• **Material for this exercise**:
◇ ◇ ◇ ◇ ◇

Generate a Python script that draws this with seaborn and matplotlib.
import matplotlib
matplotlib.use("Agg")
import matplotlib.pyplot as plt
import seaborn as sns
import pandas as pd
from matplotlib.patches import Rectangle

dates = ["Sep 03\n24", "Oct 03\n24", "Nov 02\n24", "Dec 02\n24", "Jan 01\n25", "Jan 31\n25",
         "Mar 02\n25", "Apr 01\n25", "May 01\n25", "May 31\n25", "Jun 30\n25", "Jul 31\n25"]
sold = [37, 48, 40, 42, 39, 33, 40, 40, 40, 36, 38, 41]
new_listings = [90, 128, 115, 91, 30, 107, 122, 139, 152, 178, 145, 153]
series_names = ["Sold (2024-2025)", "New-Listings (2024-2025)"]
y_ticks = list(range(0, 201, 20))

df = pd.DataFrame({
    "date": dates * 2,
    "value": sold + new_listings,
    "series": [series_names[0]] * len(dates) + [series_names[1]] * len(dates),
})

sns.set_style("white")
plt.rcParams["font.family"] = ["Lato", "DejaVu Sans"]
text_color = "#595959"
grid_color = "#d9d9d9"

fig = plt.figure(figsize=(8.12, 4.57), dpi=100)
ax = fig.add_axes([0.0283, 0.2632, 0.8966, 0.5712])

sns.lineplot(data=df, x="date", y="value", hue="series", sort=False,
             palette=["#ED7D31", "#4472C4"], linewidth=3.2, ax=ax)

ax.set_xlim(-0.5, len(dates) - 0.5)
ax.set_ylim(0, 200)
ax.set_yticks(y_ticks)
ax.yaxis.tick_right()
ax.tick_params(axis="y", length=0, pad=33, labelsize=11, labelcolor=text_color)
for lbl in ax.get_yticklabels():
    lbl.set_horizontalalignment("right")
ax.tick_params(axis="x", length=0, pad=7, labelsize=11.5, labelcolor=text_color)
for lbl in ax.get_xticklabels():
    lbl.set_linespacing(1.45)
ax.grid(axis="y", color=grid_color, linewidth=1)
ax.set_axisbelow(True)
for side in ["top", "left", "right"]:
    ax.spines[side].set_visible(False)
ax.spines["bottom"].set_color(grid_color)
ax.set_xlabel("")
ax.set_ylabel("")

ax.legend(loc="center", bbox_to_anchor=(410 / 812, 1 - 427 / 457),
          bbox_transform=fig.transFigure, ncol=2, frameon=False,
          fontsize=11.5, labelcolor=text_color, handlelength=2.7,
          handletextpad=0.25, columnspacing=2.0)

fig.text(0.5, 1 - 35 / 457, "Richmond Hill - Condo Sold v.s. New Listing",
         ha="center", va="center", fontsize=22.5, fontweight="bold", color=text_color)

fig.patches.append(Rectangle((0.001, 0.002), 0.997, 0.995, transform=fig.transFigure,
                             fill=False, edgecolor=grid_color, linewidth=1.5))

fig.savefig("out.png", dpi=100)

◇ ◇ ◇ ◇ ◇

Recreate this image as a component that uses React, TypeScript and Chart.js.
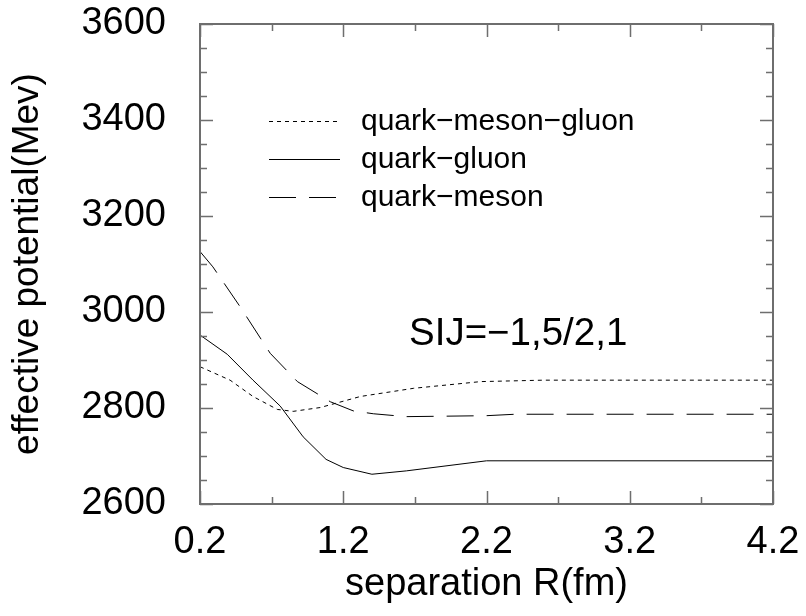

◇ ◇ ◇ ◇ ◇

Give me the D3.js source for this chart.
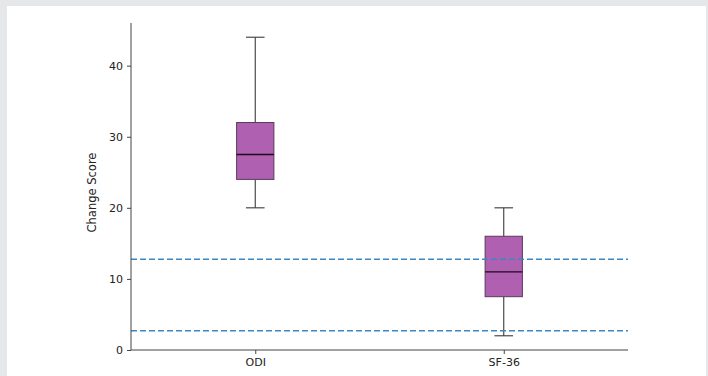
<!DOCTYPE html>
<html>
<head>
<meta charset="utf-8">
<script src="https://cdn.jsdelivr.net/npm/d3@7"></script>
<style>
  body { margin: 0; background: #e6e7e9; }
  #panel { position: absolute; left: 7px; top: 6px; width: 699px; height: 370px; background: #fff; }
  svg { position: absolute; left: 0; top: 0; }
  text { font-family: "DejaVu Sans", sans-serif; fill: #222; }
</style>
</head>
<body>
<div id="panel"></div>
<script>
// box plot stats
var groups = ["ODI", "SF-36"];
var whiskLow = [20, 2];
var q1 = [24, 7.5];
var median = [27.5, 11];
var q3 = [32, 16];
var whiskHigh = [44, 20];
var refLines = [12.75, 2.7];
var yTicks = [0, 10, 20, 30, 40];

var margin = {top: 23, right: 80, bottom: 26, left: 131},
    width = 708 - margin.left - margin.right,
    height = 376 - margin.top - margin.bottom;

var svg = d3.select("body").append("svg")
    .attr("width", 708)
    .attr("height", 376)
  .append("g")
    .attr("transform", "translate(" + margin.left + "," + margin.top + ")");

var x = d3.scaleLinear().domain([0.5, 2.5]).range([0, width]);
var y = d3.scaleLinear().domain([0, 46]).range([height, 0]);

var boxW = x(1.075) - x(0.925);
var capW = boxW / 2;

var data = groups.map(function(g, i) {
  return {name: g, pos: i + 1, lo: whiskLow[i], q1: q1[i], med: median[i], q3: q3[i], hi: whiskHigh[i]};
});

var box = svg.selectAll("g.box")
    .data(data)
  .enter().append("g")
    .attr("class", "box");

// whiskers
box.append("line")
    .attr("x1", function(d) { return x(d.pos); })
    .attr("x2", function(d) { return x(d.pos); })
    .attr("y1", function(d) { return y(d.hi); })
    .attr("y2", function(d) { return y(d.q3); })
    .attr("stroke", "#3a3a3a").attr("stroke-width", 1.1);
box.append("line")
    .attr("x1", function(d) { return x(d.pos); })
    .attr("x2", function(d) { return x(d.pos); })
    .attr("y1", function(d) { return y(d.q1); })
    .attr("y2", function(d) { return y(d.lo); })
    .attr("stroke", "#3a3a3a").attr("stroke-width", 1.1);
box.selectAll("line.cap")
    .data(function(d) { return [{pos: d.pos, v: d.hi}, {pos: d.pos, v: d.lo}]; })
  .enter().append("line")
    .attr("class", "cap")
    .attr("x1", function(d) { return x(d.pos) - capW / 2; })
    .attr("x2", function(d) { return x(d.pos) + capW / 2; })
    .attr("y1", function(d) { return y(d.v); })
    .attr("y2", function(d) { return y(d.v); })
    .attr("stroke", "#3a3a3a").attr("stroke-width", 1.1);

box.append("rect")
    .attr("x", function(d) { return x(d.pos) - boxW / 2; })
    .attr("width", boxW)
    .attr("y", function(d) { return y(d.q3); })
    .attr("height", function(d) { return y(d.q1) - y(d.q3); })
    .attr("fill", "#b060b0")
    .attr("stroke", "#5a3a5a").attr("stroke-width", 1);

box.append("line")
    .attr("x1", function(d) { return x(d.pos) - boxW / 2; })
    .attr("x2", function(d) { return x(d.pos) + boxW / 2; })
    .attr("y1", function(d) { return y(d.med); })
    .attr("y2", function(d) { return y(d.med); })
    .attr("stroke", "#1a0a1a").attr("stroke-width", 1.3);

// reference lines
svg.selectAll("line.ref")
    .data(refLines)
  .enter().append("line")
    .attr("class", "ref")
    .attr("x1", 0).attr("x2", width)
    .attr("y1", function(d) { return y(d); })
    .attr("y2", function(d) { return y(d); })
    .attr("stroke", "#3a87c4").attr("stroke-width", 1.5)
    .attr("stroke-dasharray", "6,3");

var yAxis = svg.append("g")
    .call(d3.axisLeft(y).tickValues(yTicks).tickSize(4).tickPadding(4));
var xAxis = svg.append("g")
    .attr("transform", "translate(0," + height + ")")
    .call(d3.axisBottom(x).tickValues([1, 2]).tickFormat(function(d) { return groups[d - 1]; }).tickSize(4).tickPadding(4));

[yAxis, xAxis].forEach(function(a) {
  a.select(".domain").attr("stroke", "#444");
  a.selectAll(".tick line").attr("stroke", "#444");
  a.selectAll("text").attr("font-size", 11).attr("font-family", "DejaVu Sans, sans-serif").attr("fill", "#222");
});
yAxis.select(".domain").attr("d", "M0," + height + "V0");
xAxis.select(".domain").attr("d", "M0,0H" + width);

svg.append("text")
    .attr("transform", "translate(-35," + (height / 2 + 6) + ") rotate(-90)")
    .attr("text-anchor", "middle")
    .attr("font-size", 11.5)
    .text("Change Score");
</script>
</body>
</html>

◇ ◇ ◇ ◇ ◇

• **Exercise instructions**: Reproduce the data above exactly, but only from the line containing "Give me the D3.js source for this chart." through the line containing "height = 376"; skip the pictures.

• **Answer below**:
Give me the D3.js source for this chart.
<!DOCTYPE html>
<html>
<head>
<meta charset="utf-8">
<script src="https://cdn.jsdelivr.net/npm/d3@7"></script>
<style>
  body { margin: 0; background: #e6e7e9; }
  #panel { position: absolute; left: 7px; top: 6px; width: 699px; height: 370px; background: #fff; }
  svg { position: absolute; left: 0; top: 0; }
  text { font-family: "DejaVu Sans", sans-serif; fill: #222; }
</style>
</head>
<body>
<div id="panel"></div>
<script>
// box plot stats
var groups = ["ODI", "SF-36"];
var whiskLow = [20, 2];
var q1 = [24, 7.5];
var median = [27.5, 11];
var q3 = [32, 16];
var whiskHigh = [44, 20];
var refLines = [12.75, 2.7];
var yTicks = [0, 10, 20, 30, 40];

var margin = {top: 23, right: 80, bottom: 26, left: 131},
    width = 708 - margin.left - margin.right,
    height = 376 - margin.top - margin.bottom;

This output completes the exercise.